The garments of splendor, stripped on the day of the sin, are almost more devastating than any single punishment that followed. The rabbis understood that what Adam lost was not merely comfort or ease. He lost the outer sign of his dignity, the visible mark of his nearness to God. Everything else, the toil, the sweat, the shortened days, was downstream of that first stripping.

Ten Upon Eve

Eve's ten decrees carry the marks of their ancient world. The blood of menstruation, the pain of childbirth measured in nine months and twenty-four months of nursing, aging faster than the man. But the midrash preserves something the rabbis were unwilling to let go of: the idea that the rupture in Eden had material consequences, written into the body and impossible to erase.

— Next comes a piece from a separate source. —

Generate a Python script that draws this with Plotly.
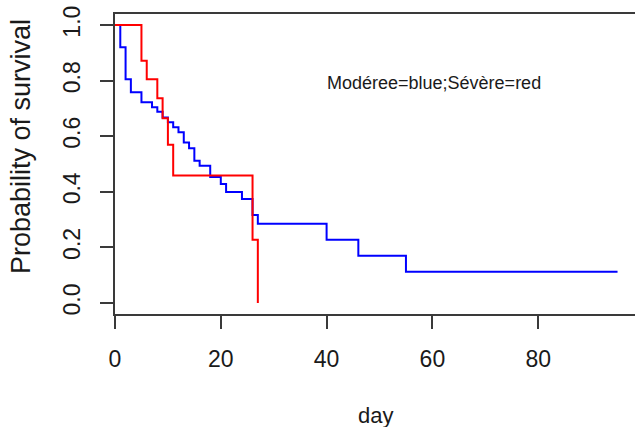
import plotly.graph_objects as go

# Moderate group (blue)
blue_time = [0, 1, 2, 3, 5, 7, 8, 9, 10, 11, 12, 13, 14, 15, 16, 18, 20, 21, 24, 26, 27, 40, 46, 55, 95]
blue_surv = [1.0, 0.92, 0.805, 0.758, 0.722, 0.704, 0.688, 0.667, 0.650, 0.632, 0.614, 0.577, 0.557,
             0.512, 0.494, 0.453, 0.428, 0.399, 0.374, 0.316, 0.285, 0.227, 0.170, 0.112, 0.112]

# Severe group (red)
red_time = [0, 5, 6, 8, 9, 10, 11, 26, 27]
red_surv = [1.0, 0.872, 0.805, 0.737, 0.665, 0.569, 0.459, 0.227, 0.0]

x_ticks = [0, 20, 40, 60, 80]
y_ticks = [0.0, 0.2, 0.4, 0.6, 0.8, 1.0]
y_tick_text = ["0.0", "0.2", "0.4", "0.6", "0.8", "1.0"]

FONT = "Liberation Sans, Arial, sans-serif"
AX = "#3a3a3a"

fig = go.Figure()
fig.add_trace(go.Scatter(x=blue_time, y=blue_surv, mode="lines", line=dict(color="#0000ff", width=2, shape="hv"),
                         showlegend=False, hoverinfo="skip"))
fig.add_trace(go.Scatter(x=red_time, y=red_surv, mode="lines", line=dict(color="#ff0000", width=2, shape="hv"),
                         showlegend=False, hoverinfo="skip"))

fig.update_layout(
    width=635, height=427,
    margin=dict(l=115, r=0, t=14, b=113),
    paper_bgcolor="white", plot_bgcolor="white",
    font=dict(family=FONT, color="#1a1a1a"),
    xaxis=dict(range=[0, 98.3], tickvals=x_ticks, ticks="outside", ticklen=13, tickwidth=2, tickcolor=AX,
               showline=True, linecolor=AX, linewidth=2, mirror=True, showgrid=False, zeroline=False,
               tickfont=dict(size=23, family=FONT, color="#1a1a1a"), ticklabelstandoff=10),
    yaxis=dict(range=[-0.04, 1.04], tickvals=y_ticks, ticktext=y_tick_text, ticks="outside", ticklen=13,
               tickwidth=2, tickcolor=AX, showline=True, linecolor=AX, linewidth=2, mirror=False,
               showgrid=False, zeroline=False, tickangle=-90,
               tickfont=dict(size=23, family=FONT, color="#1a1a1a"), ticklabelstandoff=11),
    annotations=[
        dict(text="Modéree=blue;Sévère=red", x=60.3, y=0.79, xref="x", yref="y", showarrow=False,
             font=dict(size=18, family=FONT, color="#1a1a1a"), xanchor="center", yanchor="middle"),
        dict(text="day", x=0.5, y=0, xref="paper", yref="paper", yshift=-101, showarrow=False,
             font=dict(size=22, family=FONT, color="#1a1a1a"), xanchor="center", yanchor="middle"),
        dict(text="Probability of survival", x=0, y=(314 - 147) / 300, xref="paper", yref="paper", xshift=-94,
             textangle=-90, showarrow=False, font=dict(size=27, family=FONT, color="#1a1a1a"),
             xanchor="center", yanchor="middle"),
    ],
)

fig.write_html("out.html", config={"displayModeBar": False},
               post_script="document.body.style.margin='0';document.body.style.padding='0';")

Rabbi Eliezer read the connection more tightly. Adam, he said, was three things in the world: its blood, its challah, its light. When Eve caused his death, she became bound to the laws of menstrual blood. When she defiled his purity through sin, she became bound to the commandment of separating challah dough. When she extinguished his light, she became bound to kindle the Shabbat candles every week. The three commandments traditionally observed by women were, for Rabbi Eliezer, a kind of perpetual reckoning with what was lost in the garden. Not punishment exactly. More like memorial.

What the Serpent Lost

Then came the serpent. Its mouth was sealed. Its hands and legs were cut away. It was sentenced to eat dust for all time. Rabbi Chelfai, citing Rabbi Meir, made the curse total: even if the serpent were offered delicacies, even the sweetest wine, everything would turn to dust in its mouth (Isaiah 65:25). The world recoiled from it instinctively. A person could see a wild animal and feel nothing. But seeing a snake provoked a shudder, a curse. Everything else received blessing. The serpent alone remained permanently accursed. It gives birth only once every seven years. Its voice carries from one end of the world to the other, yet somehow no one hears it. Rabbi Meir added a tradition linking the serpent's fate to the messianic future: the removal of evil beasts from the earth (Leviticus 26:6) refers to the snake. Its punishment will persist until the world is remade.

The Earth Under Judgment

The earth, too, was punished as a participant. Mountains and valleys were carved into its surface. Thorns and thistles were seeded across its body. Barren trees were planted. What had been effortlessly fruitful would now resist. Plant a great deal and harvest little. The earth was sentenced to wear out like a garment, as Isaiah (51:6) had said. And eventually it would testify against its dead: the land will reveal its blood, and will no longer cover its slain (Isaiah 26:21).

What the midrash refuses to do is leave the forty decrees as mere punishment. It insists they have structure. They have meaning. They map onto the formation of life itself. And then it offers the most unexpected coda: when a person stumbles into a sin deserving death at heaven's hands, the sages instituted forty lashes in the court. The person is brought in, lashed, and immediately forgiven entirely. The forty decrees hanging over humanity since Eden can be met, absorbed, and discharged. The count was never only about punishment. It was also, always, about the arithmetic of repair.